Overall, it became clear that weak leadership and governance was as deep and as global a problem as the other issues we discussed at the Summit. As a result, the core challenge that we identified was that Gen Y’ers were being marginalised by the status quo. Riley Wyman and Ahmad Alhendawi argued that in many cases this has been mistaken for apathy by today’s political elite and commentators.

Leadership vacuums are seen around the world in developed countries like the USA and developing ones like Venezuela, where Pradiip Alvarez and Liz Alarcon highlighted that opposition politicians have been subjected to beatings in session, and that human rights abuses like murder and a shortage of essential supplies are common.
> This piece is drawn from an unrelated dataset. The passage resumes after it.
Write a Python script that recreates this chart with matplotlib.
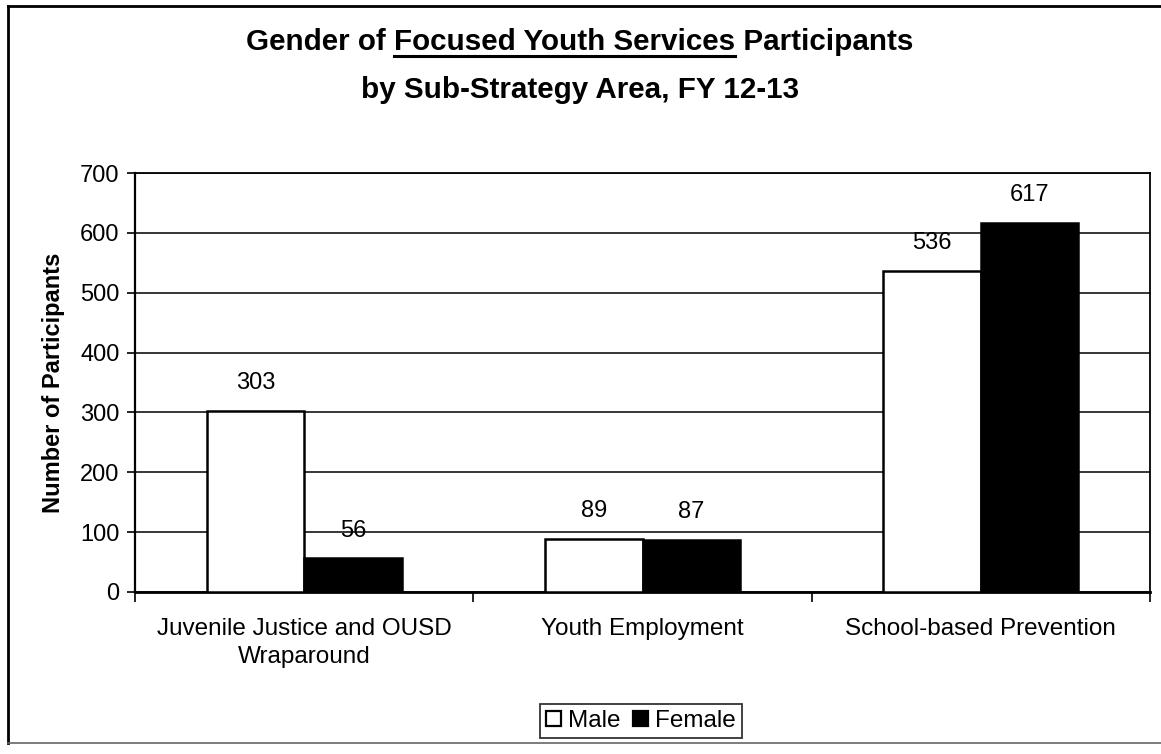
import numpy as np
import matplotlib
matplotlib.use("Agg")
import matplotlib.pyplot as plt
from matplotlib.lines import Line2D
from matplotlib.patches import Patch

plt.rcParams['font.family'] = ['Liberation Sans', 'DejaVu Sans']

# participants per sub-strategy area, FY 12-13
areas = ["Juvenile Justice and OUSD\nWraparound", "Youth Employment", "School-based Prevention"]
male = [303, 89, 536]
female = [56, 87, 617]
y_ticks = [0, 100, 200, 300, 400, 500, 600, 700]

TITLE_FS = 21.3

fig = plt.figure(figsize=(11.61, 7.54), dpi=100)
ax = fig.add_axes([135 / 1161, 1 - 592 / 754, 1015 / 1161, 419 / 754])

x = np.arange(len(areas))
w = 0.288
b_m = ax.bar(x - w / 2, male, w, color="white", edgecolor="black", linewidth=1.8, zorder=3)
b_f = ax.bar(x + w / 2, female, w, color="black", edgecolor="black", linewidth=1.8, zorder=3)

for bars, vals in ((b_m, male), (b_f, female)):
    for r, v in zip(bars, vals):
        ax.annotate(str(v), (r.get_x() + r.get_width() / 2, v), xytext=(0, 12),
                    textcoords="offset points", ha="center", va="bottom", fontsize=17)

ax.set_xlim(-0.5, len(areas) - 0.5)
ax.set_ylim(0, 700)
ax.set_yticks(y_ticks)
ax.tick_params(axis="y", length=6, width=1.2, labelsize=17, pad=5)
ax.yaxis.grid(True, color="black", linewidth=1.1, zorder=0)

# tick marks between categories, labels under each category
ax.set_xticks(np.arange(len(areas) + 1) - 0.5)
ax.set_xticklabels([])
ax.tick_params(axis="x", which="major", length=7, width=1.2, direction="out")
ax.set_xticks(x, minor=True)
ax.set_xticklabels(areas, minor=True, fontsize=17.5, linespacing=1.35)
ax.tick_params(axis="x", which="minor", length=0, pad=19)

for s in ax.spines.values():
    s.set_linewidth(1.3)
ax.spines["left"].set_linewidth(1.6)
ax.spines["bottom"].set_linewidth(2.0)

ax.set_ylabel("Number of Participants", fontsize=17, fontweight="bold", labelpad=11)

# title, with the program name underlined
tx, ty = 580 / 1161, 1 - 50 / 754
line1 = "Gender of Focused Youth Services Participants"
fig.text(tx, ty, line1, ha="center", va="baseline", fontsize=TITLE_FS, fontweight="bold")
fig.text(tx, 1 - 98 / 754, "by Sub-Strategy Area, FY 12-13", ha="center", va="baseline",
         fontsize=TITLE_FS, fontweight="bold")

fig.canvas.draw()
rend = fig.canvas.get_renderer()


def text_w(s):
    t = fig.text(0, 0, s, fontsize=TITLE_FS, fontweight="bold")
    ww = t.get_window_extent(rend).width
    t.remove()
    return ww


full = text_w(line1)
left_px = tx * 1161 - full / 2
x0 = left_px + text_w("Gender of x") - text_w("x")
x1 = x0 + text_w("Focused Youth Services")
uy = 1 - 56 / 754
fig.add_artist(Line2D([x0 / 1161, x1 / 1161], [uy, uy], color="black", linewidth=2.2,
                      transform=fig.transFigure))

handles = [Patch(facecolor="white", edgecolor="black", linewidth=1.6),
           Patch(facecolor="black", edgecolor="black", linewidth=1.6)]
leg = fig.legend(handles, ["Male", "Female"], loc="center", bbox_to_anchor=(641 / 1161, 1 - 721 / 754),
                 ncol=2, fontsize=17.5, frameon=True, fancybox=False, edgecolor="black",
                 handlelength=0.6, handleheight=0.6, handletextpad=0.3, columnspacing=0.5,
                 borderpad=0.25, borderaxespad=0)
leg.get_frame().set_linewidth(1.3)

# outer chart border
fx0, fy_top, fy_bot = 8 / 1161, 1 - 6 / 754, 1 - 743 / 754
fig.add_artist(Line2D([fx0, 1.0], [fy_top, fy_top], color="black", linewidth=2, transform=fig.transFigure))
fig.add_artist(Line2D([fx0, fx0], [fy_top, fy_bot], color="black", linewidth=2, transform=fig.transFigure))
fig.add_artist(Line2D([fx0, 1.0], [fy_bot, fy_bot], color="0.4", linewidth=1.2, transform=fig.transFigure))

fig.savefig("out.png", dpi=100)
The impact of leadership vacuums are huge where they exist and crucially often cause spill-over effects into other countries, as we’ve seen with the Syrian crisis in Turkey and Lebanon. The influence of the “fiscal cliff” on the global economy is also an excellent example of this.



Two solutions emerged from the discussion. To tackle the weaknesses of international relations, Daniella Segal and Maysara Al Arabeed powerfully argued for the value of dialogue and knowing each other better. In such a globalised world, it remains true that in most cases our understanding of international cultures is usually minimal at best. Gen Y can take the lead in reforming this.

To influence the way we are governed, our generation must get involved ourselves. Ashish Damle from India stood before us and showed that if you’re good enough, you’re old enough, having successfully been elected in Badlapur at the age of 22. He said, “politics is not a dirty game, there are only dirty players.”

Ioanna Fotopoulou also emphasised the role of an active civil society in underpinning and influencing a change of political mindset. Her work in Greece and The Balkans through the Activests offered a model for us all to follow.

The overriding message that came from the Plenary was loud and clear. Gen Y has to embody the leadership and governance we want to see. We need to ensure that we are representative of our population in terms of gender, sexual orientation, ethnicity and age; and that we conduct ourselves differently from our leaders today.

Overnight successes will be limited in number, but this should not discourage us. Our leadership and governance systems are well entrenched around the world, often based on established customs and sheltered by favourable legislation. However, with a relentless approach, we can begin to affect change. The benefits may even trickle down to help address the other issues we discussed in Johannesburg.